Exercise brief — Type out the complete listing below word for word, without its pictures.

━━━━━━━━━━━━━━━━━━━━━━━━━━━━━━

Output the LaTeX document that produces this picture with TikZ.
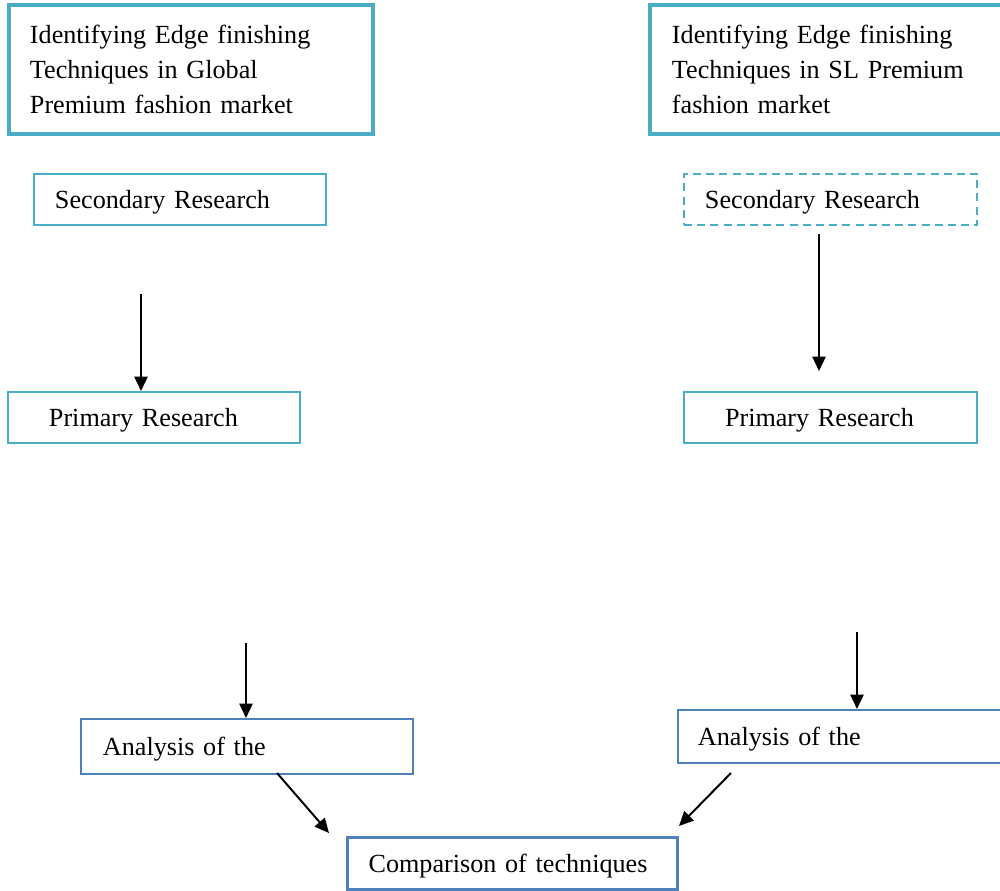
\documentclass[tikz,border=0pt]{standalone}
\usepackage{fontspec}
\setmainfont{Liberation Serif}
\usetikzlibrary{arrows.meta, positioning, calc}

\definecolor{aqua}{HTML}{4BACC6}
\definecolor{office}{HTML}{4F81BD}

\begin{document}
\begin{tikzpicture}[x=0.025cm, y=-0.025cm,
    box/.style={draw, align=left, anchor=north west, inner ysep=0pt,
        font=\fontsize{18.6}{24.6}\selectfont},
    aquabox/.style={box, draw=aqua, line width=1.4pt},
    bluebox/.style={box, draw=office, line width=1.4pt},
    oneline/.style={text depth=0pt},
    arr/.style={-{Triangle[length=3.6mm, width=3.3mm]}, line width=1.4pt}]
    \useasboundingbox (0,0) rectangle (1000,890);
    \clip (0,0) rectangle (1000,890);

    % top boxes
    \node[aquabox, line width=2.8pt, minimum height=3.225cm, text width=8.05cm, inner xsep=0.525cm] (global) at (7,3)
        {Identifying Edge finishing\\Techniques in Global\\Premium fashion market};
    \node[aquabox, line width=2.8pt, minimum height=3.225cm, text width=8.2cm, inner xsep=0.55cm] (slmkt) at (648,3)
        {Identifying Edge finishing\\Techniques in SL Premium\\fashion market};

    % secondary research
    \node[aquabox, oneline, minimum height=1.275cm, text width=6.25cm, inner xsep=0.525cm] (secL) at (33,173) {Secondary Research};
    \node[aquabox, oneline, dash pattern=on 0.2cm off 0.13cm, minimum height=1.275cm, text width=6.28cm, inner xsep=0.525cm] (secR) at (683,173) {Secondary Research};

    % primary research
    \node[aquabox, oneline, minimum height=1.275cm, text width=5.25cm, inner xsep=1.025cm] (priL) at (7,391) {Primary Research};
    \node[aquabox, oneline, minimum height=1.275cm, text width=5.28cm, inner xsep=1.025cm] (priR) at (683,391) {Primary Research};

    % analysis
    \node[bluebox, oneline, minimum height=1.375cm, text width=7.2cm, inner xsep=0.55cm] (anL) at (80,718) {Analysis of the};
    \node[bluebox, oneline, minimum height=1.325cm, text width=7.5cm, inner xsep=0.5cm] (anR) at (677,709) {Analysis of the};

    % comparison
    \node[bluebox, oneline, line width=2.2pt, minimum height=1.3cm, text width=7.2cm, inner xsep=0.525cm] (cmp) at (346,836) {Comparison of techniques};

    % free ends of the arrows
    \coordinate (l1) at (141,294);
    \coordinate (r1) at (819,234);
    \coordinate (r1e) at (819,371);
    \coordinate (l2) at (246,643);
    \coordinate (r2) at (857,632);
    \coordinate (dl) at (277,773);
    \coordinate (dle) at (329,833);
    \coordinate (dr) at (731,773);
    \coordinate (dre) at (679,826);

    \draw[arr] (l1) -- (l1 |- priL.north);
    \draw[arr] (r1) -- (r1e);
    \draw[arr] (l2) -- (l2 |- anL.north);
    \draw[arr] (r2) -- (r2 |- anR.north);
    \draw[arr] (dl) -- (dle);
    \draw[arr] (dr) -- (dre);
\end{tikzpicture}
\end{document}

━━━━━━━━━━━━━━━━━━━━━━━━━━━━━━

Task solution —
Output the LaTeX document that produces this picture with TikZ.
\documentclass[tikz,border=0pt]{standalone}
\usepackage{fontspec}
\setmainfont{Liberation Serif}
\usetikzlibrary{arrows.meta, positioning, calc}

\definecolor{aqua}{HTML}{4BACC6}
\definecolor{office}{HTML}{4F81BD}

\begin{document}
\begin{tikzpicture}[x=0.025cm, y=-0.025cm,
    box/.style={draw, align=left, anchor=north west, inner ysep=0pt,
        font=\fontsize{18.6}{24.6}\selectfont},
    aquabox/.style={box, draw=aqua, line width=1.4pt},
    bluebox/.style={box, draw=office, line width=1.4pt},
    oneline/.style={text depth=0pt},
    arr/.style={-{Triangle[length=3.6mm, width=3.3mm]}, line width=1.4pt}]
    \useasboundingbox (0,0) rectangle (1000,890);
    \clip (0,0) rectangle (1000,890);

    % top boxes
    \node[aquabox, line width=2.8pt, minimum height=3.225cm, text width=8.05cm, inner xsep=0.525cm] (global) at (7,3)
        {Identifying Edge finishing\\Techniques in Global\\Premium fashion market};
    \node[aquabox, line width=2.8pt, minimum height=3.225cm, text width=8.2cm, inner xsep=0.55cm] (slmkt) at (648,3)
        {Identifying Edge finishing\\Techniques in SL Premium\\fashion market};

    % secondary research
    \node[aquabox, oneline, minimum height=1.275cm, text width=6.25cm, inner xsep=0.525cm] (secL) at (33,173) {Secondary Research};
    \node[aquabox, oneline, dash pattern=on 0.2cm off 0.13cm, minimum height=1.275cm, text width=6.28cm, inner xsep=0.525cm] (secR) at (683,173) {Secondary Research};

    % primary research
    \node[aquabox, oneline, minimum height=1.275cm, text width=5.25cm, inner xsep=1.025cm] (priL) at (7,391) {Primary Research};
    \node[aquabox, oneline, minimum height=1.275cm, text width=5.28cm, inner xsep=1.025cm] (priR) at (683,391) {Primary Research};

    % analysis
    \node[bluebox, oneline, minimum height=1.375cm, text width=7.2cm, inner xsep=0.55cm] (anL) at (80,718) {Analysis of the};
    \node[bluebox, oneline, minimum height=1.325cm, text width=7.5cm, inner xsep=0.5cm] (anR) at (677,709) {Analysis of the};

    % comparison
    \node[bluebox, oneline, line width=2.2pt, minimum height=1.3cm, text width=7.2cm, inner xsep=0.525cm] (cmp) at (346,836) {Comparison of techniques};

    % free ends of the arrows
    \coordinate (l1) at (141,294);
    \coordinate (r1) at (819,234);
    \coordinate (r1e) at (819,371);
    \coordinate (l2) at (246,643);
    \coordinate (r2) at (857,632);
    \coordinate (dl) at (277,773);
    \coordinate (dle) at (329,833);
    \coordinate (dr) at (731,773);
    \coordinate (dre) at (679,826);

    \draw[arr] (l1) -- (l1 |- priL.north);
    \draw[arr] (r1) -- (r1e);
    \draw[arr] (l2) -- (l2 |- anL.north);
    \draw[arr] (r2) -- (r2 |- anR.north);
    \draw[arr] (dl) -- (dle);
    \draw[arr] (dr) -- (dre);
\end{tikzpicture}
\end{document}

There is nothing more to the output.